On Fri, 2 Nov 2018 at 18:44, Edwin Ancaer <eancaer@gmail.com> wrote:
Hello list,

As I'm looking at a way to automate the search of documents in my humble administration, I read some articles about OCR. I came along an article about using Python with Tesseract, to transform an scan of a document into text, that is searchable.

My question now is if I can do something similar with Squeak. To my inexperienced eye, it seems like I should use FFI to call the functions in the Tesseract API, but this API is in  C++, and I don't know if it is possible to use FFI to call C++ functions?

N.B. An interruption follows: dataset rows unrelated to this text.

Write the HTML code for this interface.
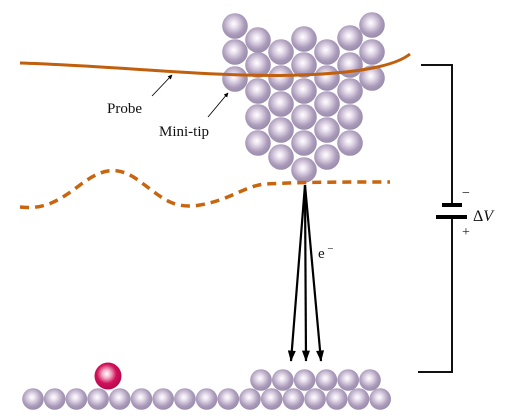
<!DOCTYPE html>
<html><head><meta charset="utf-8"><style>
html,body{margin:0;padding:0;background:#fff;}
svg{display:block;}
text{font-family:"Liberation Serif",serif;fill:#111;}
</style></head><body>
<svg width="520" height="420" viewBox="0 0 520 420">
<defs>
<radialGradient id="atom" cx="0.45" cy="0.42" r="0.6">
<stop offset="0" stop-color="#ffffff"/><stop offset="0.25" stop-color="#e8dfec"/><stop offset="0.7" stop-color="#ab9bbb"/><stop offset="1" stop-color="#978aa8"/>
</radialGradient>
<radialGradient id="red" cx="0.45" cy="0.42" r="0.6">
<stop offset="0" stop-color="#ffffff"/><stop offset="0.25" stop-color="#f3b3c9"/><stop offset="0.6" stop-color="#d0105a"/><stop offset="1" stop-color="#b5084b"/>
</radialGradient>
<marker id="ah" viewBox="0 0 10 10" refX="9" refY="5" markerWidth="5" markerHeight="5" orient="auto"><path d="M0,0 L10,5 L0,10 z" fill="#000"/></marker>
<marker id="big" viewBox="0 0 14 10" refX="13" refY="5" markerWidth="12" markerHeight="8" markerUnits="userSpaceOnUse" orient="auto"><path d="M0,0 L14,5 L0,10 z" fill="#000"/></marker>
</defs>

<g id="tip"></g>
<g id="surf"></g>

<path d="M20,63 C120,66 220,78 300,75 C360,73 395,66 410,54" fill="none" stroke="#c0600e" stroke-width="3"/>
<path d="M20,207 C45,210 60,200 80,185 C100,170 115,165 135,178 C160,195 170,210 200,205 C230,200 245,186 265,184 C300,182 350,182 390,182" fill="none" stroke="#c8650f" stroke-width="3.5" stroke-dasharray="9,6"/>

<g stroke="#000" stroke-width="2.2">
<line x1="305" y1="185" x2="291" y2="361" marker-end="url(#big)"/>
<line x1="305" y1="185" x2="306" y2="361" marker-end="url(#big)"/>
<line x1="305" y1="185" x2="321" y2="361" marker-end="url(#big)"/>
</g>
<text x="318" y="258" font-size="15">e<tspan font-size="11" dy="-6"> −</tspan></text>

<g fill="none" stroke="#111" stroke-width="2">
<polyline points="421,65 452,65 452,205"/>
<polyline points="452,217 452,372 418,372"/>
</g>
<rect x="442" y="203" width="20" height="4" fill="#000"/>
<rect x="436" y="215" width="31" height="4" fill="#000"/>
<text x="462" y="197" font-size="14">−</text>
<text x="473" y="221" font-size="16" font-style="italic"><tspan font-style="normal">Δ</tspan>V</text>
<text x="462" y="236" font-size="14">+</text>

<text x="107" y="113" font-size="15">Probe</text>
<line x1="152" y1="96" x2="172" y2="75" stroke="#000" stroke-width="0.9" marker-end="url(#ah)"/>
<text x="159" y="136" font-size="15">Mini-tip</text>
<line x1="208" y1="117" x2="228" y2="93" stroke="#000" stroke-width="0.9" marker-end="url(#ah)"/>
</svg>
<script>
var NS="http://www.w3.org/2000/svg";
var tipAtoms=[[235,26],[372,25],[258,40],[304,39],[350,38],[235,52],[281,52],[327,52],[372,52],[258,65],[304,65],[350,65],[235,79],[281,78],[327,78],[372,78],[258,91],[304,91],[350,91],[281,104],[327,104],[258,117],[304,117],[350,117],[281,130],[327,130],[258,143],[304,143],[350,143],[281,157],[327,157],[304,170]];
var tip=document.getElementById('tip');
tipAtoms.forEach(function(p){
var c=document.createElementNS(NS,'circle');
c.setAttribute('cx',p[0]);c.setAttribute('cy',p[1]);c.setAttribute('r',12.8);c.setAttribute('fill','url(#atom)');


tip.appendChild(c);
});
var surf=document.getElementById('surf');
function add(x,y,r,f,name){
var c=document.createElementNS(NS,'circle');
c.setAttribute('cx',x);c.setAttribute('cy',y);c.setAttribute('r',r);c.setAttribute('fill',f);


surf.appendChild(c);
}
for(var i=0;i<17;i++) add(33+i*21.7,399,10.8,'url(#atom)','substrate-atom');
for(var j=0;j<6;j++) add(261+j*21.8,380,10.8,'url(#atom)','step-atom');
add(108,376,13.5,'url(#red)','adatom');
</script>
</body></html>
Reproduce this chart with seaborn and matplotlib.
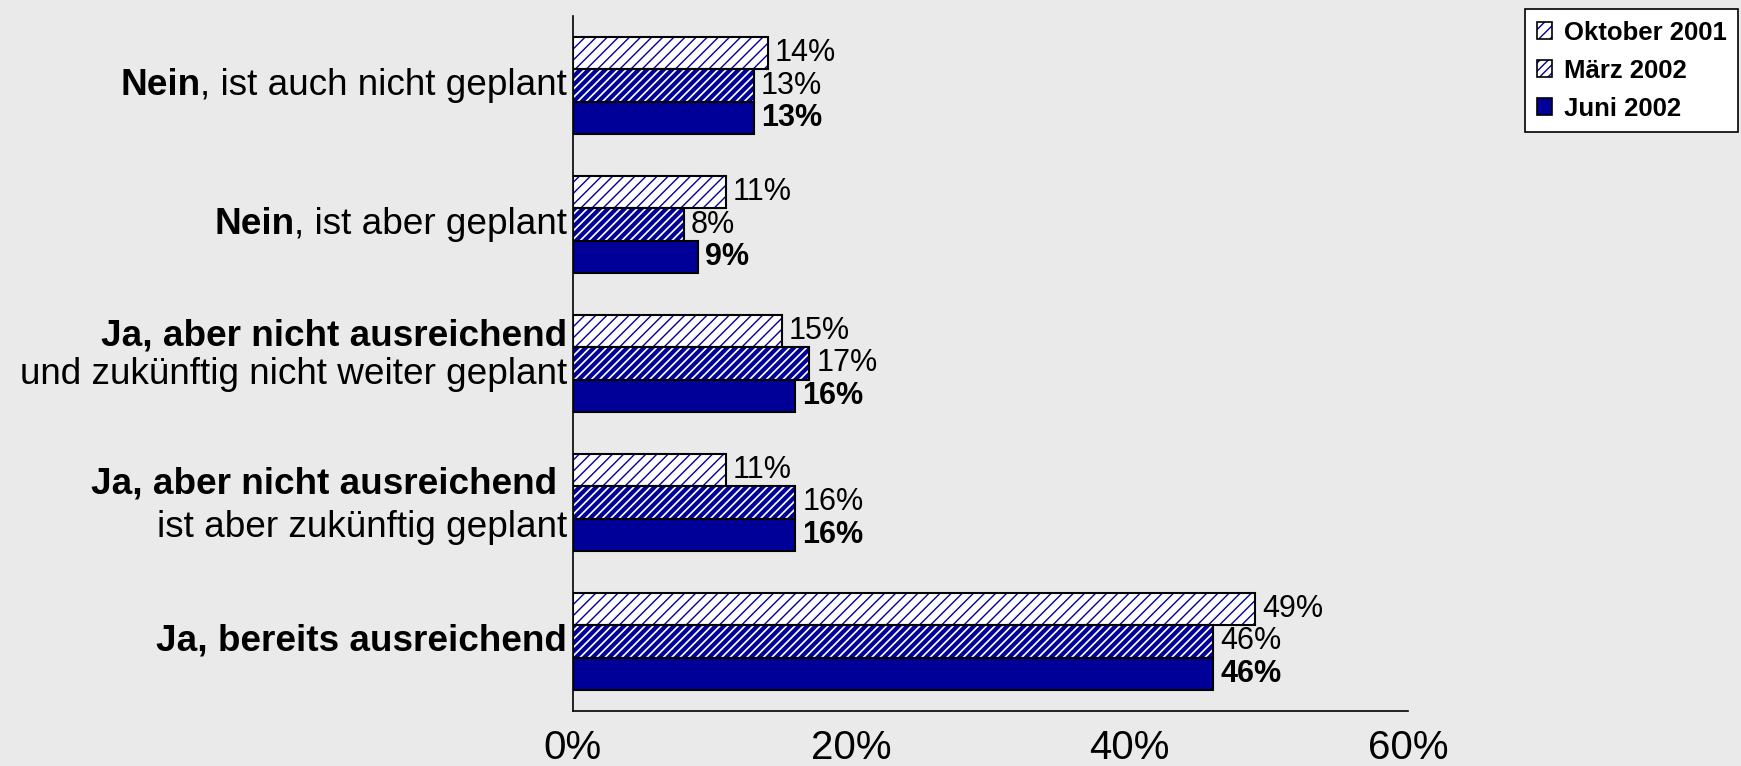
import numpy as np
import pandas as pd
import matplotlib
matplotlib.use("Agg")
import matplotlib.pyplot as plt
from matplotlib.patches import Rectangle
from matplotlib.legend_handler import HandlerTuple
import seaborn as sns

# Daten
kategorien = ["nein_nicht_geplant", "nein_geplant", "ja_nicht_weiter",
              "ja_zukuenftig", "ja_ausreichend"]
# Beschriftung je Kategorie: Zeilen aus (Text, fett)
beschriftungen = [
    [[("Nein", True), (", ist auch nicht geplant", False)]],
    [[("Nein", True), (", ist aber geplant", False)]],
    [[("Ja, aber nicht ausreichend", True)],
     [("und zukünftig nicht weiter geplant", False)]],
    [[("Ja, aber nicht ausreichend ", True)],
     [("ist aber zukünftig geplant", False)]],
    [[("Ja, bereits ausreichend", True)]],
]
serien = ["Oktober 2001", "März 2002", "Juni 2002"]
oktober_2001 = [14, 11, 15, 11, 49]
maerz_2002 = [13, 8, 17, 16, 46]
juni_2002 = [13, 9, 16, 16, 46]
x_ticks = [0, 20, 40, 60]

BLAU = "#000099"
GRAU = "#EAEAEA"

df = pd.DataFrame({
    "Kategorie": kategorien * 3,
    "Zeitpunkt": np.repeat(serien, len(kategorien)),
    "Wert": oktober_2001 + maerz_2002 + juni_2002,
})

sns.set_style("white")
plt.rcParams["font.family"] = ["Liberation Sans", "DejaVu Sans"]
plt.rcParams["text.color"] = "black"
plt.rcParams["xtick.color"] = "black"
plt.rcParams["ytick.color"] = "black"

fig = plt.figure(figsize=(17.41, 7.66), dpi=100, facecolor=GRAU)
ax = fig.add_axes([0.329, 0.072, 0.4797, 0.907], facecolor=GRAU)

sns.barplot(data=df, x="Wert", y="Kategorie", hue="Zeitpunkt", orient="h",
            order=kategorien, hue_order=serien, width=0.7, saturation=1,
            palette=["white", "white", BLAU], edgecolor="black", linewidth=1.5,
            legend=False, ax=ax)

# Schraffur (blau) + schwarzer Rahmen
schraffur = [("///", 1.0), ("////", 3.0), (None, 0)]


def schraffieren(p, h, hlw):
    p.set_hatch(h)
    p.set_edgecolor(BLAU)   # Schraffurfarbe folgt der Kantenfarbe
    p.set_linewidth(0)
    p.set_hatch_linewidth(hlw)


for cont, (h, hlw) in zip(ax.containers, schraffur):
    if h is None:
        continue
    for p in cont.patches:
        schraffieren(p, h, hlw)
        ax.add_patch(Rectangle(p.get_xy(), p.get_width(), p.get_height(),
                               fill=False, ec="black", lw=1.5, zorder=p.get_zorder() + 0.1))

# Werte an den Balken
for cont, werte, fett in zip(ax.containers, [oktober_2001, maerz_2002, juni_2002],
                             ["normal", "normal", "bold"]):
    ax.bar_label(cont, labels=[f"{v}%" for v in werte], padding=5,
                 fontsize=22, fontweight=fett, color="black")

ax.set_xlim(0, 60)
ax.set_ylim(4.5, -0.5)
ax.set_xticks(x_ticks)
ax.set_xticklabels([f"{t}%" for t in x_ticks], fontsize=29,
                   family=["Liberation Sans Narrow", "Liberation Sans"])
ax.set_yticks(range(len(kategorien)))
ax.set_yticklabels([])
ax.set_yticks(np.arange(-0.5, len(kategorien)), minor=True)
ax.tick_params(axis="y", which="major", length=0)
ax.tick_params(axis="y", which="minor", length=7, width=1.2, color="black", direction="out")
ax.tick_params(axis="x", length=8, width=1.2, color="black", direction="out", pad=5)
ax.set_xlabel("")
ax.set_ylabel("")
for s in ["top", "right"]:
    ax.spines[s].set_visible(False)
for s in ["left", "bottom"]:
    ax.spines[s].set_color("black")
    ax.spines[s].set_linewidth(1.2)
ax.grid(False)

# Kategorie-Beschriftungen (gemischt fett / normal)
zeilen_versatz = {2: [-0.2, 0.08], 3: [-0.13, 0.18]}
trans = ax.get_yaxis_transform()
for i, zeilen in enumerate(beschriftungen):
    versatz = [0.0] if len(zeilen) == 1 else zeilen_versatz[i]
    for zeile, dy in zip(zeilen, versatz):
        text, fett = zeile[-1]
        prev = ax.annotate(text, xy=(0, i + dy), xycoords=trans, xytext=(-4, 0),
                           textcoords="offset points", ha="right", va="center",
                           fontsize=26.6, fontweight="bold" if fett else "normal",
                           color="black", annotation_clip=False)
        for text, fett in reversed(zeile[:-1]):
            prev = ax.annotate(text, xy=(0, 0), xycoords=prev, ha="right", va="bottom",
                               fontsize=26.6, fontweight="bold" if fett else "normal",
                               color="black")

# Legende
handles = []
for (h, hlw), fc in zip([("///", 0.8), ("////", 1.8), (None, 0)], ["white", "white", BLAU]):
    r = Rectangle((0, 0), 1, 1, facecolor=fc, edgecolor=BLAU, lw=0)
    if h is not None:
        schraffieren(r, h, hlw)
    rahmen = Rectangle((0, 0), 1, 1, fill=False, edgecolor="black", lw=1.2)
    handles.append((r, rahmen))
leg = fig.legend(handles, serien, handler_map={tuple: HandlerTuple(ndivide=1, pad=0)},
                 loc="upper left", bbox_to_anchor=(1525 / 1741, 1 - 9 / 766),
                 prop={"weight": "bold", "size": 18.5}, frameon=True, fancybox=False,
                 edgecolor="black", facecolor="white", framealpha=1,
                 handlelength=0.62, handleheight=0.62, handletextpad=0.45,
                 labelspacing=0.55, borderpad=0.45, borderaxespad=0)
leg.get_frame().set_linewidth(1.2)
for t in leg.get_texts():
    t.set_color("black")

fig.savefig("out.png", dpi=100, facecolor=GRAU)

You are right C++ is difficult because of the name mangling of function symbols, 
but good fortune I notice Tesseract has C bindings...
    https://github.com/tesseract-ocr/tesseract#for-developers
    https://github.com/tesseract-ocr/tesseract/blob/master/src/api/capi.h
so it looks like you are in the clear.


Or should I forget the API and use OSProcess to start the tesseract program? 

FFI will be more flexible.
 

Could anyone point me in the right direction, or just tell  if the whole idea is insane?

I think its a great idea and actually Tesseract FFI is something I've wanted to play with before but not had the time.
I'd be interested to hear how you go with it.

cheers -ben